For the entries below, copy exactly the line that contains "Recreate this image" through the line that contains "const biomassTicks = [0, 5, 10, 15, 20, 25];", both ends included, and exclude all pictures.
------------
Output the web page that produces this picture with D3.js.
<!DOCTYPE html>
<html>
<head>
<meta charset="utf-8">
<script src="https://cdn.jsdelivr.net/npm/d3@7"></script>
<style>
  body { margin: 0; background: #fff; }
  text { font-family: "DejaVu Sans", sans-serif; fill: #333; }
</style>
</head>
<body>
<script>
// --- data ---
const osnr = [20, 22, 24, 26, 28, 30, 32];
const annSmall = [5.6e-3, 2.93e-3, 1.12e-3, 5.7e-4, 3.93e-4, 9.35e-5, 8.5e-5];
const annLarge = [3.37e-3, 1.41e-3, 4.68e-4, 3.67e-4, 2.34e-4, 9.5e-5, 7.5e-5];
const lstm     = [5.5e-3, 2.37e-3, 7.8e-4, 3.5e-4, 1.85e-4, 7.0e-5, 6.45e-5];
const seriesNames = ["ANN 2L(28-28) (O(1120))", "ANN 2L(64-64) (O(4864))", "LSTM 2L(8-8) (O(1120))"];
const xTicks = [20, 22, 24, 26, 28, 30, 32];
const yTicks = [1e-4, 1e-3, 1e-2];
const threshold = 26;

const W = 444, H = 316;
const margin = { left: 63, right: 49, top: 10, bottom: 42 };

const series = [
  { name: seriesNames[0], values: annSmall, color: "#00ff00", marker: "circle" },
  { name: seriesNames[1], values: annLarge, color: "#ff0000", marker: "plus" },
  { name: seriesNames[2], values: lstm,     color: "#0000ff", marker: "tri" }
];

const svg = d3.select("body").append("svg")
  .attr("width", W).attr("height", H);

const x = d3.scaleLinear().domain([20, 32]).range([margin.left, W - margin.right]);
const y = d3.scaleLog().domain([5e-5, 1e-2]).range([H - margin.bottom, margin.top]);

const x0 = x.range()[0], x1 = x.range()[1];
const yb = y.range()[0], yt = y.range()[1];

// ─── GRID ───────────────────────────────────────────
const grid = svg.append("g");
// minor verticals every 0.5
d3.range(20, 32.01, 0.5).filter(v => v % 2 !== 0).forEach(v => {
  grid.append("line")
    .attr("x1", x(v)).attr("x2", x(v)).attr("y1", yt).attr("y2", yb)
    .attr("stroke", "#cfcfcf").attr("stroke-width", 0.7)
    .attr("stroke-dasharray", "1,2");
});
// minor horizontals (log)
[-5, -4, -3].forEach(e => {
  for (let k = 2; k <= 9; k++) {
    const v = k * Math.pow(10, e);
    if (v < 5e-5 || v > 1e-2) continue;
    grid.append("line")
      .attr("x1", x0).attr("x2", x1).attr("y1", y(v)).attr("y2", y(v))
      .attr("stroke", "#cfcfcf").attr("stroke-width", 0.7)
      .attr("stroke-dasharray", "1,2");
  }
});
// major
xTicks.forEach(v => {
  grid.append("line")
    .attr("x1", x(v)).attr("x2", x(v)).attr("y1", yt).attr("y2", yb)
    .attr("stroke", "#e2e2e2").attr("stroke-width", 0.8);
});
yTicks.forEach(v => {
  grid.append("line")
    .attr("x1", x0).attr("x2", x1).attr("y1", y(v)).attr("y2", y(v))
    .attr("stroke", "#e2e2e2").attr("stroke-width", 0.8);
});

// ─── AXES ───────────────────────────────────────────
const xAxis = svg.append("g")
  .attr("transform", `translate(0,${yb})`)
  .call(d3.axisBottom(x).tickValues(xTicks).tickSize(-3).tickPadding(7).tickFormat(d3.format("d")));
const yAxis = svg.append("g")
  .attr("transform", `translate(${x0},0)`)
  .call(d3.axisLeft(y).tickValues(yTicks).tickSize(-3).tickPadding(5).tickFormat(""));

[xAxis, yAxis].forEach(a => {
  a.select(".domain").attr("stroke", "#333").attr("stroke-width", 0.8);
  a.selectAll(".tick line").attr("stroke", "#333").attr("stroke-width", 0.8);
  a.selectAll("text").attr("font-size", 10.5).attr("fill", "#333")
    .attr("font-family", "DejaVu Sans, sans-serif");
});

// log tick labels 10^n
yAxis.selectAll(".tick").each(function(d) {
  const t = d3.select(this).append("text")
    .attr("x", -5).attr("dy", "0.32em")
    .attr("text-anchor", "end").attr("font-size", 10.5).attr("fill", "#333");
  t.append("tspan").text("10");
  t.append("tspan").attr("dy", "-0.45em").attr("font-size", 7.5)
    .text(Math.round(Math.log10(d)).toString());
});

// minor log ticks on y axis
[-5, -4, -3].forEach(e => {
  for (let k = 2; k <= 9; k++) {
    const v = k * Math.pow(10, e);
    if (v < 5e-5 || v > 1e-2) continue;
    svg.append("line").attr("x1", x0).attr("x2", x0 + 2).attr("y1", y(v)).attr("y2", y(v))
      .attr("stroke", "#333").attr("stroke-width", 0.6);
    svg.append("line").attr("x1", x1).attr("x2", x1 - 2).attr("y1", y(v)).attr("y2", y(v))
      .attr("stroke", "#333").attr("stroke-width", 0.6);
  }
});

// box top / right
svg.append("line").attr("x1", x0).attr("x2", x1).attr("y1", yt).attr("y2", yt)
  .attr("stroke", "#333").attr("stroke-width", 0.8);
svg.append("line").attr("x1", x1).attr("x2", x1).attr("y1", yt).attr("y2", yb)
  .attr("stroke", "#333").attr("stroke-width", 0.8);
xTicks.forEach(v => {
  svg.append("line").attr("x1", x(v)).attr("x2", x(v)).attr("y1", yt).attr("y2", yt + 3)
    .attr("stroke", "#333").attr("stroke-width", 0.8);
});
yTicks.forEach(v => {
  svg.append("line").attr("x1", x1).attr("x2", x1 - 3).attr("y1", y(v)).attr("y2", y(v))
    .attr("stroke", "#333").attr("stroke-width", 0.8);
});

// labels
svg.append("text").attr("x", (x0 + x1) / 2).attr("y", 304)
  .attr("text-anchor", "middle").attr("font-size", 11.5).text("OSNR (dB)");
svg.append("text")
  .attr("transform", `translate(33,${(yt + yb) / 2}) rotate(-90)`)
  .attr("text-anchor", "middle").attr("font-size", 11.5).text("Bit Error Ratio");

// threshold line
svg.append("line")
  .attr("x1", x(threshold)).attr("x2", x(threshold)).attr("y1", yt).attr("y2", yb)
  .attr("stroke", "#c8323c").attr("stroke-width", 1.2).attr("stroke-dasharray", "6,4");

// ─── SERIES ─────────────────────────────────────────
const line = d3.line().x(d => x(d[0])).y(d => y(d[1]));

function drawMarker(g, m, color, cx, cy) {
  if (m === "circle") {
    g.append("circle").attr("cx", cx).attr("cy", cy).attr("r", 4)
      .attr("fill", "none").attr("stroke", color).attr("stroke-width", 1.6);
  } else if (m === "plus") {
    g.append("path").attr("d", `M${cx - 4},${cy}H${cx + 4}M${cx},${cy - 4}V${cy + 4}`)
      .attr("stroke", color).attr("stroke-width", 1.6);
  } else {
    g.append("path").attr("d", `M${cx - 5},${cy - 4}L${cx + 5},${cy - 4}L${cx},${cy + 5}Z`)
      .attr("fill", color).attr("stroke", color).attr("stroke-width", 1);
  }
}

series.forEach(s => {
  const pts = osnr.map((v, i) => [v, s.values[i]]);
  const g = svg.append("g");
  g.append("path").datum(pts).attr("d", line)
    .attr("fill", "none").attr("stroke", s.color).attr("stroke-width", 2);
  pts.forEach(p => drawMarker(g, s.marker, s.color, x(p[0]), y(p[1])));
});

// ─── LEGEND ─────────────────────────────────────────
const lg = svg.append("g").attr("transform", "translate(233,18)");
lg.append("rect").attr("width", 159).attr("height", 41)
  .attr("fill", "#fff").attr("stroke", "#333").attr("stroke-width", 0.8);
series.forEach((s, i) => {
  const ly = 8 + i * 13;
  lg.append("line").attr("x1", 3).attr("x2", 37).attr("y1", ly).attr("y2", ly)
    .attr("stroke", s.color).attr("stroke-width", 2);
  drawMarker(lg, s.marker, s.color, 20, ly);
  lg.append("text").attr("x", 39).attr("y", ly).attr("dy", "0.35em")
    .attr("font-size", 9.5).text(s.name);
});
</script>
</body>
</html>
------------
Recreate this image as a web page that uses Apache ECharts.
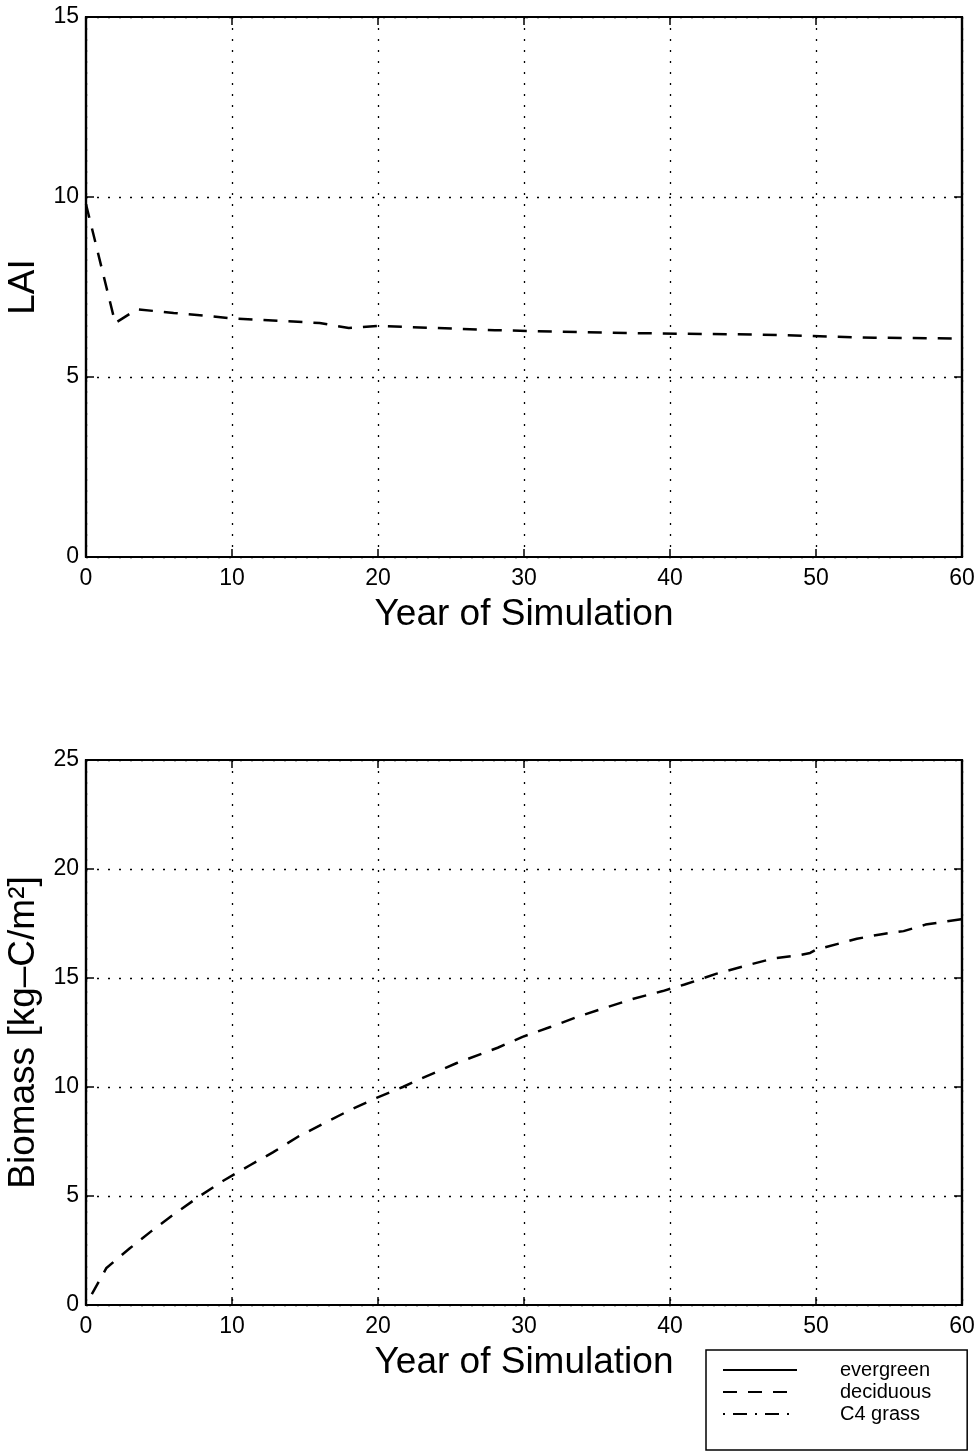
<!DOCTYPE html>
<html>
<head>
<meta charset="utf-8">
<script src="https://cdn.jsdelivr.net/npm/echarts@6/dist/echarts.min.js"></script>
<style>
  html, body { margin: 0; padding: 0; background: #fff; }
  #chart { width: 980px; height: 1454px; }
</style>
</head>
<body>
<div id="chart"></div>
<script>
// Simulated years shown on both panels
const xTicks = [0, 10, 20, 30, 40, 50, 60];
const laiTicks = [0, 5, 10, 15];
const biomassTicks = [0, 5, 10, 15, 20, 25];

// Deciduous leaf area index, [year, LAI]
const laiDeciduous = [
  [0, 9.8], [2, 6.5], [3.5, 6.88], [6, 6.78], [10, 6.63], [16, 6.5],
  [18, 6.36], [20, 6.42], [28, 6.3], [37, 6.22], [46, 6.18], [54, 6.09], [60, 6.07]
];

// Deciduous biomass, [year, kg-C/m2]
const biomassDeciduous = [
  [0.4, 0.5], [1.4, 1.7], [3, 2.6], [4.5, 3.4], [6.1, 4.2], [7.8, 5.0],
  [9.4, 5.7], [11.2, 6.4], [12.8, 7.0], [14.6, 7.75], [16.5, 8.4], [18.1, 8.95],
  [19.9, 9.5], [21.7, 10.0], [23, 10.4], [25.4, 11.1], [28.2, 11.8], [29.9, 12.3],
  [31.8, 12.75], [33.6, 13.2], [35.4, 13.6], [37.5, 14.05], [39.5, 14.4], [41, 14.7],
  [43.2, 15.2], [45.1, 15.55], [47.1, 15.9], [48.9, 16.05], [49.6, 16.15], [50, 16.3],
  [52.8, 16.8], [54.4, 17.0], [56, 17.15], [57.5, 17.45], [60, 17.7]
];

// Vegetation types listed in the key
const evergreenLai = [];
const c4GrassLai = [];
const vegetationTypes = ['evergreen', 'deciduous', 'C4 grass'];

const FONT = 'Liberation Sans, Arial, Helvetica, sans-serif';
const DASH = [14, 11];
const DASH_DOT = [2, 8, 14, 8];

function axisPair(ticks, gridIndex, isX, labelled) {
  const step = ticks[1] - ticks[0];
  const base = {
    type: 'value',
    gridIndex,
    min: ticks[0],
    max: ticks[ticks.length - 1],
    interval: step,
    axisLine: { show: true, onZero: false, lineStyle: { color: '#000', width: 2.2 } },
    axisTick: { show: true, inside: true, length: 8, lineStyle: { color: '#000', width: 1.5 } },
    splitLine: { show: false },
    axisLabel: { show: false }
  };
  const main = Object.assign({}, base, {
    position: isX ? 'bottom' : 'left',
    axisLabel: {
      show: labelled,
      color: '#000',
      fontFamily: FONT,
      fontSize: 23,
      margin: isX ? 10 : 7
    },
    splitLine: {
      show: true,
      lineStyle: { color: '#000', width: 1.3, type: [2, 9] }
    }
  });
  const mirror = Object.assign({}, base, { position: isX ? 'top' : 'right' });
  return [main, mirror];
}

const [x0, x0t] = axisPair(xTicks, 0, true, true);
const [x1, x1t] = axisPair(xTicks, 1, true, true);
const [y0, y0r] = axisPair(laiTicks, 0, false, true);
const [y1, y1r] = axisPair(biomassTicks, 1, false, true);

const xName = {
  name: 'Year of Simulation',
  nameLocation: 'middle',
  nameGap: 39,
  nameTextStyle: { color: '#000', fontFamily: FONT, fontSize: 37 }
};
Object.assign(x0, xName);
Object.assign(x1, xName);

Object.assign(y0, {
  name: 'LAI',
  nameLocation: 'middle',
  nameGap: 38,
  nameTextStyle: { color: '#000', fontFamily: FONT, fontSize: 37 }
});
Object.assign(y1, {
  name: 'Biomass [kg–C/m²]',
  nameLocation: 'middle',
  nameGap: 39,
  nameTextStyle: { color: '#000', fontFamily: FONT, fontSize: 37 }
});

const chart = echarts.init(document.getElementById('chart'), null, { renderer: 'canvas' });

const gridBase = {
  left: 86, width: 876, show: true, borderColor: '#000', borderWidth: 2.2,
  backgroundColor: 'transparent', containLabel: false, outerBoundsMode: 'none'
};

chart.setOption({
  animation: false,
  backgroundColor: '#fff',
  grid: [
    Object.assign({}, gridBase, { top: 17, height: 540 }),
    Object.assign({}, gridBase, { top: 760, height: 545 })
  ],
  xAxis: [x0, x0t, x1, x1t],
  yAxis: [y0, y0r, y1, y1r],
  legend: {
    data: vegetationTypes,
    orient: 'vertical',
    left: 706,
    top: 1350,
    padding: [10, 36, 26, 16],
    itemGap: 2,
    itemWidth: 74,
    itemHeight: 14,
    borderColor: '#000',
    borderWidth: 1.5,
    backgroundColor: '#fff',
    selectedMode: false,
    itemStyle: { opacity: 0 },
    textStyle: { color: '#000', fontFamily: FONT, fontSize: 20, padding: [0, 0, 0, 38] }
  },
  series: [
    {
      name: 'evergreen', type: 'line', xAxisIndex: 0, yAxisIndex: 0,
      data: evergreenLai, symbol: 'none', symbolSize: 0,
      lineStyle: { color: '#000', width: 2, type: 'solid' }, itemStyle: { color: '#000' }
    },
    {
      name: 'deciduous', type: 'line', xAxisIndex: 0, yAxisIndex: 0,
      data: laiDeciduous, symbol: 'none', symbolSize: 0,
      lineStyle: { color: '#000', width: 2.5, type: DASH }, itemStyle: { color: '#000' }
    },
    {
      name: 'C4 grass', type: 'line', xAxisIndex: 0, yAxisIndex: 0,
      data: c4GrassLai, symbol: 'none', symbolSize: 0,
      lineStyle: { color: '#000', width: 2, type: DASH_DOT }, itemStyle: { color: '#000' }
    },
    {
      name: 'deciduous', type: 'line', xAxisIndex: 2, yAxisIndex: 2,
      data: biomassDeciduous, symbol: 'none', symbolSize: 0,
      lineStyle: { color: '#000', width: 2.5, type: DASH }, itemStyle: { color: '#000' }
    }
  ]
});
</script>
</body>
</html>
------------
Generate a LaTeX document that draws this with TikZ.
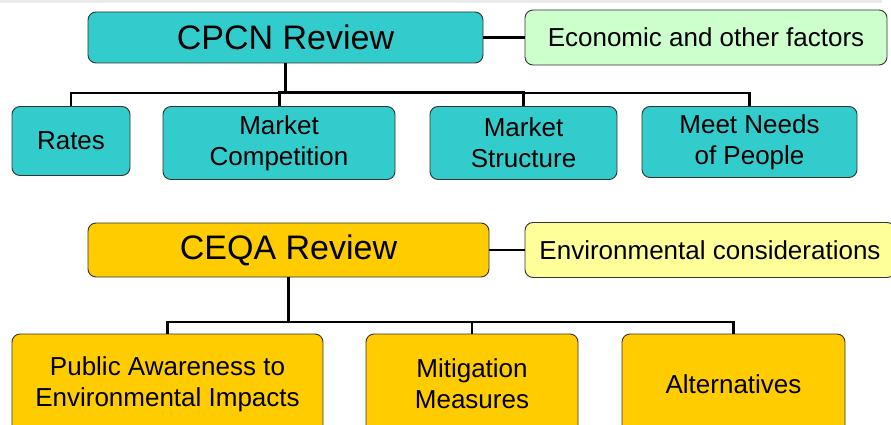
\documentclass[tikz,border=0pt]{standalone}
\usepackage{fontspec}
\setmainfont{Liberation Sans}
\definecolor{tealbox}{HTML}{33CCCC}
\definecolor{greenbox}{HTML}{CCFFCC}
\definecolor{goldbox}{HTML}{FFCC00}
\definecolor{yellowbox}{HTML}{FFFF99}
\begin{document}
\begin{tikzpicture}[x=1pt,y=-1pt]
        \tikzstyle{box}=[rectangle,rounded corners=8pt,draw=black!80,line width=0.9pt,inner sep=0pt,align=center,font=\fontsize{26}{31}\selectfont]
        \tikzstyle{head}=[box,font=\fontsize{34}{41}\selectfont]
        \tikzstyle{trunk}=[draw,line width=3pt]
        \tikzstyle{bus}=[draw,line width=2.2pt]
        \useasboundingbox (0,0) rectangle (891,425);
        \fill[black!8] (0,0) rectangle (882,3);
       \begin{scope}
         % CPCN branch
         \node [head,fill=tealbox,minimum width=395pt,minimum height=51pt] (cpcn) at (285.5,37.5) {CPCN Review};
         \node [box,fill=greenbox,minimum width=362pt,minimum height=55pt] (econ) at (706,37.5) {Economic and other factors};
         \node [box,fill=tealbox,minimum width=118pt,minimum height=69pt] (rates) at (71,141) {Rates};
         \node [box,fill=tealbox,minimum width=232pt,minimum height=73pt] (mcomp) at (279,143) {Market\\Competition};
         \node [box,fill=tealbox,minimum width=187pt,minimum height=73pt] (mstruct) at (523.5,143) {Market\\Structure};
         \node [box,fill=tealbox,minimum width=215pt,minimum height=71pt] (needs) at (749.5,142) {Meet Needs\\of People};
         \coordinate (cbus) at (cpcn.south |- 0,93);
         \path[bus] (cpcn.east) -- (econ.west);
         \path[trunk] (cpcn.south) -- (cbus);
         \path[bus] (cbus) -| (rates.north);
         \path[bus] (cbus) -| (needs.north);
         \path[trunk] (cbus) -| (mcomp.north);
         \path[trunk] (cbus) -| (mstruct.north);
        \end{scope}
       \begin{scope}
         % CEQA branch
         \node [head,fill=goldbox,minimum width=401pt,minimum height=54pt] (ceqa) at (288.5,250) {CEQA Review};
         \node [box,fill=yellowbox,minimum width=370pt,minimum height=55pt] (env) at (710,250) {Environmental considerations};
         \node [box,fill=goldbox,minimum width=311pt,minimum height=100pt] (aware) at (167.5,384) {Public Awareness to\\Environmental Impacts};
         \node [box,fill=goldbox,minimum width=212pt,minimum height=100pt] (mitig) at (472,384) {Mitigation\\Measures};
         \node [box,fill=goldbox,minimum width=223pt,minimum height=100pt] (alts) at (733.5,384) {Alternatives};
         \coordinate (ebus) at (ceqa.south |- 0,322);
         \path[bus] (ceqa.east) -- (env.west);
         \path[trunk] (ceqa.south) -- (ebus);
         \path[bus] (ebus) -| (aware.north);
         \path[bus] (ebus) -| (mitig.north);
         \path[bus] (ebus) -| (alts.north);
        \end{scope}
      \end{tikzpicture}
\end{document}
------------
• [RESPONSE TO THIS TASK]:
Recreate this image as a web page that uses Apache ECharts.
<!DOCTYPE html>
<html>
<head>
<meta charset="utf-8">
<script src="https://cdn.jsdelivr.net/npm/echarts@6/dist/echarts.min.js"></script>
<style>
  html, body { margin: 0; padding: 0; background: #fff; }
  #chart { width: 980px; height: 1454px; }
</style>
</head>
<body>
<div id="chart"></div>
<script>
// Simulated years shown on both panels
const xTicks = [0, 10, 20, 30, 40, 50, 60];
const laiTicks = [0, 5, 10, 15];
const biomassTicks = [0, 5, 10, 15, 20, 25];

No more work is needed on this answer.